A few days ago, Ammon Bundy wrote a Facebook post urging people to pray for the Hammonds, two Oregon ranchers facing prison time for arson.
On Saturday, Bundy went further. He and an unknown number of other individuals, armed with guns, stormed an empty building in a federal wildlife refuge in Oregon in support of the ranchers. The federal government, Bundy said, was unfairly punishing Dwight Hammond, 73, and his son Steven Hammond, 43, who were convicted in 2012 of committing arson on public lands in 2001.
“We will be here as long as it takes,” Bundy said in an interview posted on the Bundy Ranch’s Facebook page late Saturday night.
Bundy and the armed protesters took over the headquarters of the Malheur Wildlife Refuge, which was closed for the holiday weekend, after participating in a peaceful rally in Burns, Oregon, in support of the Hammonds. Bundy said that the property, which is managed by the U.S. Fish and Wildlife Service, is “owned by the people, and it has been provided to us to be able to come together and unite to make a hard stand against [government] overreach.”

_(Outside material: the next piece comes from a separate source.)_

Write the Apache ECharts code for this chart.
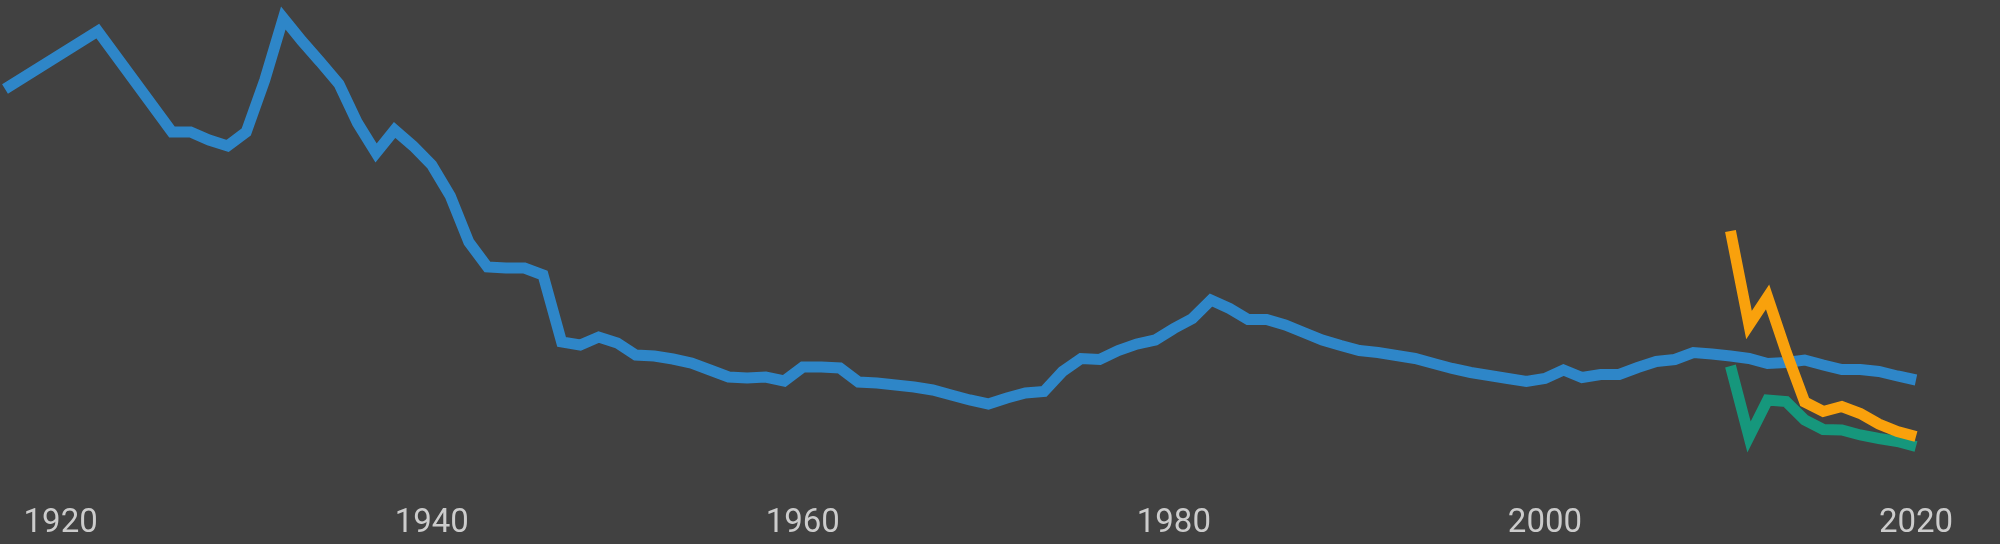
<!DOCTYPE html>
<html>
<head>
<meta charset="utf-8">
<script src="https://cdn.jsdelivr.net/npm/echarts@6/dist/echarts.min.js"></script>
<style>
  html, body { margin: 0; padding: 0; background: #414141; }
  #chart { width: 2000px; height: 544px; }
</style>
</head>
<body>
<div id="chart"></div>
<script>
// Years for the long (blue) series
const blueYears = [1917, 1922, 1926, 1927, 1928, 1929, 1930, 1931, 1932, 1933, 1934, 1935, 1936, 1937, 1938, 1939,
  1940, 1941, 1942, 1943, 1944, 1945, 1946, 1947, 1948, 1949, 1950, 1951, 1952, 1953, 1954, 1955, 1956, 1957, 1958, 1959,
  1960, 1961, 1962, 1963, 1964, 1965, 1966, 1967, 1968, 1969, 1970, 1971, 1972, 1973, 1974, 1975, 1976, 1977, 1978, 1979,
  1980, 1981, 1982, 1983, 1984, 1985, 1986, 1987, 1988, 1989, 1990, 1991, 1992, 1993, 1994, 1995, 1996, 1997, 1998, 1999,
  2000, 2001, 2002, 2003, 2004, 2005, 2006, 2007, 2008, 2009, 2010, 2011, 2012, 2013, 2014, 2015, 2016, 2017, 2018, 2019, 2020];
const blueValues = [82.2, 93.8, 73.6, 73.6, 72.0, 70.8, 73.6, 84.0, 96.4, 91.8, 87.6, 83.2, 75.4, 69.4, 74.0, 70.8,
  67.0, 60.8, 51.6, 46.6, 46.4, 46.4, 45.0, 31.6, 31.0, 32.6, 31.4, 29.0, 28.8, 28.2, 27.4, 26.0, 24.6, 24.4, 24.6, 23.8,
  26.6, 26.6, 26.4, 23.6, 23.4, 23.0, 22.6, 22.0, 21.0, 20.0, 19.2, 20.4, 21.4, 21.7, 25.7, 28.3, 28.1, 29.9, 31.2, 32.0,
  34.3, 36.3, 40.0, 38.3, 36.1, 36.1, 35.0, 33.5, 32.0, 30.9, 29.9, 29.5, 28.9, 28.3, 27.3, 26.3, 25.5, 24.9, 24.3, 23.7,
  24.3, 26.0, 24.5, 25.1, 25.1, 26.5, 27.7, 28.1, 29.5, 29.2, 28.8, 28.3, 27.3, 27.5, 28.0, 27.0, 26.1, 26.1, 25.7, 24.8, 24.0];

// Short series (2010-2020)
const recentYears = [2010, 2011, 2012, 2013, 2014, 2015, 2016, 2017, 2018, 2019, 2020];
const orangeValues = [53.8, 35.0, 40.6, 29.6, 19.6, 17.7, 18.7, 17.3, 15.2, 13.7, 12.7];
const greenValues = [26.8, 12.6, 20.0, 19.7, 16.0, 14.1, 14.0, 13.0, 12.3, 11.7, 10.7];

// Tick labels shown on the x axis
const tickLabels = [1920, 1940, 1960, 1980, 2000, 2020];

const pair = (xs, ys) => xs.map((x, i) => [x, ys[i]]);

const chart = echarts.init(document.getElementById('chart'), null, { renderer: 'canvas' });
const lineStyle = (color) => ({ color: color, width: 11, join: 'miter', cap: 'butt', miterLimit: 4 });
chart.setOption({
  backgroundColor: '#414141',
  animation: false,
  grid: { left: 5, right: 84, top: 0, bottom: 44, containLabel: false },
  xAxis: {
    type: 'value',
    min: 1917,
    max: 2020,
    interval: 1,
    axisLine: { show: false },
    axisTick: { show: false },
    splitLine: { show: false },
    axisLabel: {
      color: '#cccccc',
      fontFamily: 'Roboto',
      fontSize: 33,
      margin: 7,
      formatter: v => (tickLabels.indexOf(v) >= 0 ? String(v) : '')
    }
  },
  yAxis: {
    type: 'value',
    min: 0,
    max: 100,
    show: false,
    splitLine: { show: false }
  },
  series: [
    {
      name: 'blue', type: 'line', data: pair(blueYears, blueValues),
      showSymbol: false, symbol: 'none',
      lineStyle: lineStyle('#2e86c8')
    },
    {
      name: 'green', type: 'line', data: pair(recentYears, greenValues),
      showSymbol: false, symbol: 'none',
      lineStyle: lineStyle('#16977c')
    },
    {
      name: 'orange', type: 'line', data: pair(recentYears, orangeValues),
      showSymbol: false, symbol: 'none',
      lineStyle: lineStyle('#f9a10c')
    }
  ]
});
</script>
</body>
</html>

When the Hammonds were originally sentenced, they argued that the minimum mandatory sentence for arson on federal land—five years—was unconstitutional, according to the U.S. district attorney’s office in Oregon. The trial court agreed and reduced the sentence. But an appeals court eventually upheld the federal law, and a judge imposed the mandatory sentence last October, with credit for time the Hammonds already served. The father served three months, while the son, who was also found guilty of committing arson on public lands in 2006, served one year, according to the Associated Press.